The lesson promotion pipeline needs measurement
The pipeline exists — daily note → lesson candidate → pending rule → approved rule — but there's no data on how well it works. How many candidates get promoted? How many promoted rules actually change behavior? Is the pipeline just bureaucracy, or does it produce real improvement?
Document-before-acknowledge is the hardest rule
"Write the lesson FIRST, then reply to the conversation" is the standing order. In practice, it's the most frequently violated rule. The conversational pull to respond immediately is strong, and the documentation step feels like friction. Measuring and improving compliance on this one rule would validate the entire learning loop approach.
Auto-evolve vs. propose-and-review
Some changes are safe to auto-apply (updating a daily note, adding a tag).

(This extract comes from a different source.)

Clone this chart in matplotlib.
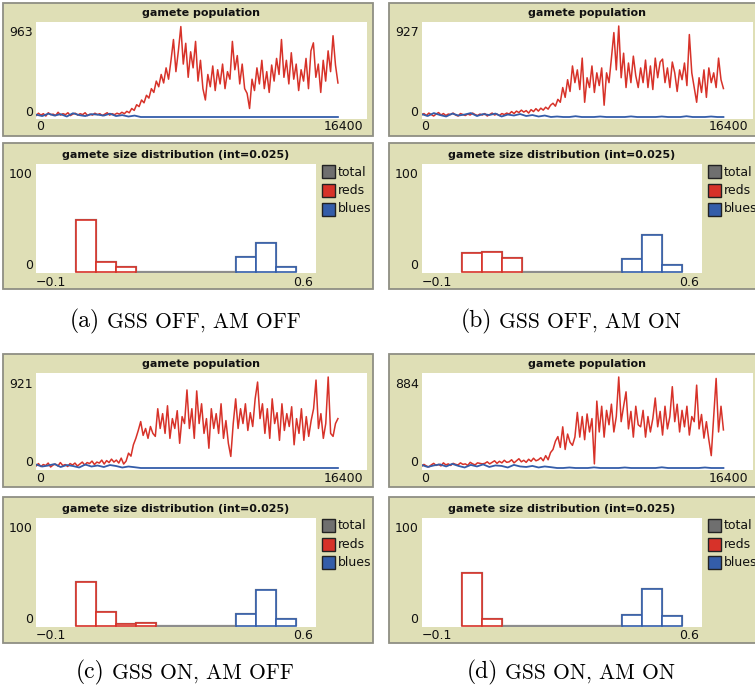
import matplotlib
matplotlib.use('Agg')
import matplotlib.pyplot as plt
import numpy as np
from matplotlib.patches import Rectangle

# ================= DATA =================
panel_ids = ['a', 'b', 'c', 'd']
captions = ['GSS OFF, AM OFF', 'GSS OFF, AM ON', 'GSS ON, AM OFF', 'GSS ON, AM ON']

pop_title = 'gamete population'
pop_ymax = [963, 927, 921, 884]
pop_xmax = 16400
pop_tend = 14960

reds_a = [15, 40, 20, 35, 10, 45, 25, 30, 15, 50, 20, 35, 25, 45, 15, 30, 40, 20, 35, 25, 45, 15, 30, 20, 40,
          25, 35, 15, 30, 45, 20, 35, 25, 40, 30, 50, 35,
          60, 45, 90, 70, 130, 110, 180, 150, 230, 200, 300, 260, 380, 320, 450, 360, 520, 400, 600,
          820, 480, 700, 957, 560, 780, 420, 690, 520, 800, 380, 600, 300, 180,
          450, 320, 540, 280, 500, 350, 560, 300, 480, 400, 800,
          500, 650, 350, 560, 300, 250, 90,
          400, 280, 520, 350, 600, 300, 480, 260, 550, 380, 620, 450, 820,
          420, 600, 350, 680, 400, 560, 280, 500, 380, 620, 300, 700, 785,
          420, 560, 260, 600, 380, 700, 480, 860, 550, 360]
reds_b = [20, 35, 15, 40, 25, 10, 30, 45, 20, 35, 15, 30, 25, 40, 20, 10, 35, 25, 15, 30, 20, 40, 25, 15, 30,
          20, 35, 10, 25, 40, 20, 30, 15, 35, 25,
          40, 30, 55, 35, 60, 45, 70, 50, 65, 40, 75, 55, 85, 60, 90, 70, 100, 80, 120,
          140, 110, 180, 150, 300, 200, 380, 260, 520,
          350, 480, 280, 600, 150, 400, 300, 520, 250, 450, 320, 500, 120,
          450, 350, 600, 860, 480, 927, 400, 650, 300, 550, 350, 620, 420, 300,
          500, 350, 580, 300, 520, 280, 600, 400, 560, 590, 350, 500, 300, 560, 450, 260, 480, 380, 550, 320,
          840, 450, 300, 150,
          400, 250, 480, 200, 500, 350, 450, 300, 600, 380, 290]
reds_c = [20, 45, 15, 35, 25, 50, 10, 30, 40, 20, 55, 25, 35, 15, 45, 30, 50, 20, 40, 60, 30, 55, 45, 70, 35,
          60, 50, 80, 40, 75, 55, 90, 60,
          80, 50, 100, 40, 70, 150, 120, 235, 300, 380,
          470, 330, 400, 300, 420, 350, 320, 600, 400, 550, 350, 630, 300, 500, 400, 580, 250, 520, 450,
          790, 400, 600, 300, 780, 450, 650, 350, 500, 200, 600, 400, 550, 350, 650, 300, 480, 250,
          117, 450, 700, 400, 600, 450, 650, 380, 560, 420, 700,
          870, 500, 650, 350, 600, 300, 700, 450, 560, 280, 650, 380, 550, 420, 620,
          235, 500, 350, 600, 280, 520, 320, 480, 600, 890, 400, 550, 300, 450, 921, 350, 320, 450, 500]
reds_d = [15, 35, 20, 10, 30, 45, 25, 35, 20, 50, 30, 40, 25, 45, 35, 30, 50, 35, 40, 25, 55, 40, 30, 50, 45, 40,
          45, 60, 40, 55, 70, 45, 65, 50, 75, 55, 60, 80, 50, 70, 90, 60, 75, 55, 85, 65, 95, 70, 80, 100,
          70, 120, 80, 150, 180, 260, 305, 200, 400, 180, 330, 250, 220, 300, 540,
          300, 500, 275, 525, 350, 480, 40, 650, 350, 600, 300, 560, 420, 620, 350, 500,
          884, 450, 600, 740, 380, 550, 300, 600, 420, 400, 560, 300, 500, 350, 480,
          680, 400, 550, 320, 600, 380, 500, 790, 450, 620, 350, 560, 400, 600, 320, 500, 450,
          805, 380, 520, 290, 450, 275, 120, 500, 870, 350, 600, 370]

blues_a = [25, 10, 35, 15, 30, 5, 40, 20, 10, 30, 25, 15, 35, 10, 20, 5, 15,
           0, 0, 0, 0, 0, 0, 0, 0, 0, 0, 0, 0, 0, 0, 0, 0, 0, 0, 0, 0, 0, 0, 0, 0, 0, 0, 0, 0, 0, 0, 0, 0, 0]
blues_b = [30, 10, 40, 20, 5, 35, 15, 25, 40, 10, 30, 20, 35, 5, 25, 15, 30, 10, 20, 5, 15,
           0, 5, 0, 0, 8, 0, 0, 0, 5, 0, 0, 0, 0, 6, 0, 0, 0, 0, 5, 0, 0, 0, 8, 0, 0, 0, 5, 0, 0]
blues_c = [35, 15, 25, 40, 10, 30, 20, 5, 35, 15, 25, 10, 30, 20, 5, 15, 8,
           0, 0, 0, 0, 0, 0, 0, 0, 0, 0, 0, 0, 0, 0, 0, 0, 0, 0, 0, 0, 0, 0, 0, 0, 0, 0, 0, 0, 0, 0, 0, 0, 0]
blues_d = [30, 10, 25, 35, 15, 40, 20, 5, 30, 15, 35, 10, 25, 20, 5, 30, 15, 10, 20, 5, 15, 8,
           0, 0, 5, 0, 0, 0, 6, 0, 0, 0, 0, 5, 0, 0, 0, 0, 0, 7, 0, 0, 0, 0, 0, 0, 5, 0, 0, 0]

reds_pop = [reds_a, reds_b, reds_c, reds_d]
blues_pop = [blues_a, blues_b, blues_c, blues_d]

hist_title = 'gamete size distribution (int=0.025)'
hist_edges = [0.0, 0.05, 0.10, 0.15, 0.20, 0.25, 0.30, 0.35, 0.40, 0.45, 0.50, 0.55]
hist_reds = [
    [48, 9, 4.5, 0, 0, 0, 0, 0, 0, 0, 0],
    [17.4, 18.6, 13.5, 0, 0, 0, 0, 0, 0, 0, 0],
    [40.6, 12.2, 1.5, 2.4, 0, 0, 0, 0, 0, 0, 0],
    [48.3, 6, 0, 0, 0, 0, 0, 0, 0, 0, 0],
]
hist_blues = [
    [0, 0, 0, 0, 0, 0, 0, 0, 14, 27, 4.5],
    [0, 0, 0, 0, 0, 0, 0, 0, 12.5, 34, 6.7],
    [0, 0, 0, 0, 0, 0, 0, 0, 10.7, 32.7, 6],
    [0, 0, 0, 0, 0, 0, 0, 0, 9.5, 33.6, 8.5],
]
hist_xlim = (-0.1, 0.6)
hist_ymax = 100
legend_labels = ['total', 'reds', 'blues']

# ================= STYLE =================
BG = '#dfdfb6'
EDGE = '#8f8f84'
RED = '#d73229'
BLUE = '#345da9'
GRAY = '#8d8d8d'
LEG_COLORS = ['#6f6f6f', RED, BLUE]

W, H = 755, 689
fig = plt.figure(figsize=(W / 100, H / 100), dpi=100)


def fx(x):
    return x / W


def fy(y):
    return 1 - y / H


def axes_px(x0, y0, x1, y1):
    ax = fig.add_axes([fx(x0), fy(y1), (x1 - x0) / W, (y1 - y0) / H])
    ax.set_xticks([])
    ax.set_yticks([])
    for s in ax.spines.values():
        s.set_visible(False)
    ax.set_facecolor('white')
    return ax


def frame_px(x0, y0, x1, y1):
    fig.add_artist(Rectangle((fx(x0), fy(y1)), (x1 - x0) / W, (y1 - y0) / H,
                             transform=fig.transFigure, facecolor=BG,
                             edgecolor=EDGE, lw=1.3, zorder=-5))


def txt(x, y, s, ha='left', size=9, weight='normal'):
    fig.text(fx(x), fy(y), s, ha=ha, va='center', fontsize=size,
             fontweight=weight, family='DejaVu Sans', color='#111111')


col_dx = [0, 385.5]
pop_dy = [0, 351]
hist_dy = [0, 353.5]
cap_y = [321, 672]

for k in range(4):
    row, col = divmod(k, 2)
    dx, py, hy = col_dx[col], pop_dy[row], hist_dy[row]
    right = 373 + dx if col == 0 else 775

    # ---- population plot ----
    frame_px(3 + dx, 3 + py, right, 136 + py)
    ax = axes_px(36 + dx, 22 + py, 367 + dx, 119 + py)
    ymax = pop_ymax[k]
    tr = np.linspace(0, pop_tend, len(reds_pop[k]))
    tb = np.linspace(0, pop_tend, len(blues_pop[k]))
    ax.plot(tr, reds_pop[k], color=RED, lw=1.1)
    ax.plot(tb, blues_pop[k], color=BLUE, lw=1.3)
    ax.set_xlim(0, pop_xmax)
    ax.set_ylim(-0.022 * ymax, 1.044 * ymax)
    txt(201.5 + dx, 13 + py, pop_title, ha='center', size=8, weight='bold')
    txt(33 + dx, 33 + py, str(ymax), ha='right')
    txt(33 + dx, 112 + py, '0', ha='right')
    txt(36 + dx, 127 + py, '0', ha='left')
    txt(363 + dx, 127 + py, str(pop_xmax), ha='right')

    # ---- histogram ----
    frame_px(3 + dx, 143 + hy, right, 289 + hy)
    hx = axes_px(36 + dx, 164 + hy, 316 + dx, 273 + hy)
    reds = np.array(hist_reds[k])
    blues = np.array(hist_blues[k])
    total = reds + blues
    edges = np.array(hist_edges)
    w = edges[1] - edges[0]
    hx.stairs(total, edges, color=GRAY, lw=1.6, baseline=0)
    m = reds > 0
    hx.bar(edges[:-1][m], reds[m], width=w, align='edge', facecolor='white',
           edgecolor=RED, lw=1.2, zorder=3)
    m = blues > 0
    hx.bar(edges[:-1][m], blues[m], width=w, align='edge', facecolor='white',
           edgecolor=BLUE, lw=1.2, zorder=3)
    hx.set_xlim(*hist_xlim)
    hx.set_ylim(-0.8, hist_ymax)
    txt(176 + dx, 155 + hy, hist_title, ha='center', size=8, weight='bold')
    txt(33 + dx, 175 + hy, str(hist_ymax), ha='right')
    txt(33 + dx, 266 + hy, '0', ha='right')
    txt(36 + dx, 282 + hy, '\u22120.1', ha='left')
    txt(313 + dx, 282 + hy, '0.6', ha='right')

    # legend
    for j, (lab, c) in enumerate(zip(legend_labels, LEG_COLORS)):
        yc = 172 + 18.5 * j + hy
        fig.add_artist(Rectangle((fx(322 + dx), fy(yc + 6.5)), 13 / W, 13 / H,
                                 transform=fig.transFigure, facecolor=c,
                                 edgecolor='#222222', lw=1.0))
        txt(338 + dx, yc, lab, ha='left', size=9)

    # ---- caption ----
    cx = 185 + dx
    t1 = fig.text(fx(cx), fy(cap_y[row]), '(%s)' % panel_ids[k], ha='right', va='center',
                  fontsize=17, family='cmr10')
    t2 = fig.text(fx(cx), fy(cap_y[row] + 1), captions[k], ha='left', va='center',
                  fontsize=15.5, family='cmr10')
    r = fig.canvas.get_renderer()
    w1 = t1.get_window_extent(r).width
    w2 = t2.get_window_extent(r).width
    gap = 7
    left = cx - (w1 + gap + w2) / 2
    t1.set_x(fx(left + w1))
    t2.set_x(fx(left + w1 + gap))

fig.savefig('out.png', dpi=100)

Others need human review (modifying AGENTS.md standing orders, changing cron schedules). The boundary between "safe to self-modify" and "needs approval" is the core design decision of any self-improvement system.
Tracks
- Learning loop architectures — pipeline designs, feedback mechanisms, promotion criteria
- Lesson extraction patterns — how to identify actionable lessons from operational noise
- Guardrails against runaway self-modification — what to auto-apply, what to gate, how to detect churn
Status
Framework needed. The lesson pipeline exists as a concept but hasn't been measured or validated. This section needs a measurement framework before optimization work can begin.